→ **Given instruction**
Make an exact copy of the lines, leaving the pictures out.

→ **Source material**

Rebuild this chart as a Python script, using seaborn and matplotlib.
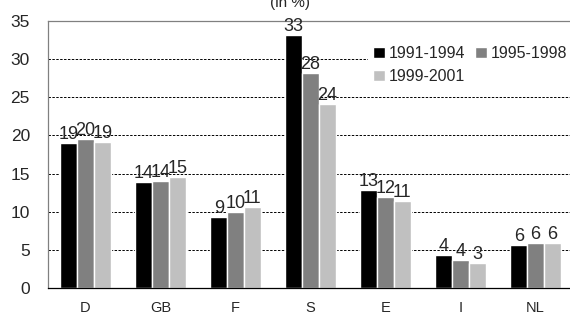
import pandas as pd
import seaborn as sns
import matplotlib.pyplot as plt
from matplotlib.ticker import MultipleLocator, FixedLocator

# Daten (in %)
laender = ['D', 'GB', 'F', 'S', 'E', 'I', 'NL']
perioden = ['1991-1994', '1995-1998', '1999-2001']
werte_1991 = [19.0, 13.9, 9.3, 33.2, 12.8, 4.3, 5.6]
werte_1995 = [19.5, 14.0, 9.9, 28.2, 11.9, 3.7, 5.9]
werte_1999 = [19.1, 14.6, 10.6, 24.1, 11.4, 3.3, 5.9]
farben = ['#000000', '#808080', '#c0c0c0']

df = pd.DataFrame({
    'Land': laender * 3,
    'Periode': [perioden[0]] * 7 + [perioden[1]] * 7 + [perioden[2]] * 7,
    'Wert': werte_1991 + werte_1995 + werte_1999,
})

sns.set_style('white')
plt.rcParams['font.family'] = ['Liberation Sans', 'DejaVu Sans']

fig = plt.figure(figsize=(5.7, 3.19), dpi=100)
ax = fig.add_axes([48 / 570, 31 / 319, 525 / 570, 267 / 319])

sns.barplot(data=df, x='Land', y='Wert', hue='Periode', palette=farben,
            width=0.67, saturation=1, errorbar=None, ax=ax, zorder=2)

# Beschriftung der Balken
for cont in ax.containers:
    for bar in cont:
        h = bar.get_height()
        ax.annotate(f'{h:.0f}', (bar.get_x() + bar.get_width() / 2, h),
                    xytext=(0, 0), textcoords='offset points',
                    ha='center', va='bottom', fontsize=13, zorder=3)

ax.set_ylim(0, 35)
ax.set_xlim(-0.5, 6.5)
ax.yaxis.set_major_locator(MultipleLocator(5))
ax.set_xlabel('')
ax.set_ylabel('')
ax.tick_params(axis='y', length=0, pad=13, labelsize=12.5)
ax.tick_params(axis='x', which='major', length=0, pad=9, labelsize=10.5)
ax.xaxis.set_minor_locator(FixedLocator([i - 0.5 for i in range(8)]))
ax.tick_params(axis='x', which='minor', length=5, width=0.8, color='#555555', direction='out')

for y in range(5, 35, 5):
    ax.axhline(y, color='black', linestyle=(0, (2.5, 1.5)), linewidth=0.7, zorder=1)

ax.spines['left'].set_color('#808080')
ax.spines['top'].set_color('#808080')
ax.spines['right'].set_visible(False)
ax.spines['bottom'].set_color('black')
for s in ax.spines.values():
    s.set_linewidth(0.9)

# Legende zeilenweise: 1991 | 1995 / 1999
handles, labels = ax.get_legend_handles_labels()
order = [0, 2, 1]
leg = ax.legend([handles[i] for i in order], [labels[i] for i in order],
                ncol=2, loc='upper left', bbox_to_anchor=(0.61, 0.924),
                frameon=True, fontsize=11.5, handlelength=0.75, handleheight=0.75,
                handletextpad=0.25, columnspacing=0.6, labelspacing=0.5,
                borderpad=0.3, borderaxespad=0)
leg.get_frame().set_edgecolor('none')
leg.get_frame().set_facecolor('white')
leg.get_frame().set_alpha(1)
leg.set_zorder(4)

fig.text(290 / 570, 1 - 3 / 319, '(in %)', ha='center', va='center', fontsize=11)

fig.savefig('out.png', dpi=100)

→ **Result of this exercise**
Rebuild this chart as a Python script, using seaborn and matplotlib.
import pandas as pd
import seaborn as sns
import matplotlib.pyplot as plt
from matplotlib.ticker import MultipleLocator, FixedLocator

# Daten (in %)
laender = ['D', 'GB', 'F', 'S', 'E', 'I', 'NL']
perioden = ['1991-1994', '1995-1998', '1999-2001']
werte_1991 = [19.0, 13.9, 9.3, 33.2, 12.8, 4.3, 5.6]
werte_1995 = [19.5, 14.0, 9.9, 28.2, 11.9, 3.7, 5.9]
werte_1999 = [19.1, 14.6, 10.6, 24.1, 11.4, 3.3, 5.9]
farben = ['#000000', '#808080', '#c0c0c0']

df = pd.DataFrame({
    'Land': laender * 3,
    'Periode': [perioden[0]] * 7 + [perioden[1]] * 7 + [perioden[2]] * 7,
    'Wert': werte_1991 + werte_1995 + werte_1999,
})

sns.set_style('white')
plt.rcParams['font.family'] = ['Liberation Sans', 'DejaVu Sans']

fig = plt.figure(figsize=(5.7, 3.19), dpi=100)
ax = fig.add_axes([48 / 570, 31 / 319, 525 / 570, 267 / 319])

sns.barplot(data=df, x='Land', y='Wert', hue='Periode', palette=farben,
            width=0.67, saturation=1, errorbar=None, ax=ax, zorder=2)

# Beschriftung der Balken
for cont in ax.containers:
    for bar in cont:
        h = bar.get_height()
        ax.annotate(f'{h:.0f}', (bar.get_x() + bar.get_width() / 2, h),
                    xytext=(0, 0), textcoords='offset points',
                    ha='center', va='bottom', fontsize=13, zorder=3)

ax.set_ylim(0, 35)
ax.set_xlim(-0.5, 6.5)
ax.yaxis.set_major_locator(MultipleLocator(5))
ax.set_xlabel('')
ax.set_ylabel('')
ax.tick_params(axis='y', length=0, pad=13, labelsize=12.5)
ax.tick_params(axis='x', which='major', length=0, pad=9, labelsize=10.5)
ax.xaxis.set_minor_locator(FixedLocator([i - 0.5 for i in range(8)]))
ax.tick_params(axis='x', which='minor', length=5, width=0.8, color='#555555', direction='out')

for y in range(5, 35, 5):
    ax.axhline(y, color='black', linestyle=(0, (2.5, 1.5)), linewidth=0.7, zorder=1)

ax.spines['left'].set_color('#808080')
ax.spines['top'].set_color('#808080')
ax.spines['right'].set_visible(False)
ax.spines['bottom'].set_color('black')
for s in ax.spines.values():
    s.set_linewidth(0.9)

# Legende zeilenweise: 1991 | 1995 / 1999
handles, labels = ax.get_legend_handles_labels()
order = [0, 2, 1]
leg = ax.legend([handles[i] for i in order], [labels[i] for i in order],
                ncol=2, loc='upper left', bbox_to_anchor=(0.61, 0.924),
                frameon=True, fontsize=11.5, handlelength=0.75, handleheight=0.75,
                handletextpad=0.25, columnspacing=0.6, labelspacing=0.5,
                borderpad=0.3, borderaxespad=0)
leg.get_frame().set_edgecolor('none')
leg.get_frame().set_facecolor('white')
leg.get_frame().set_alpha(1)
leg.set_zorder(4)

fig.text(290 / 570, 1 - 3 / 319, '(in %)', ha='center', va='center', fontsize=11)

fig.savefig('out.png', dpi=100)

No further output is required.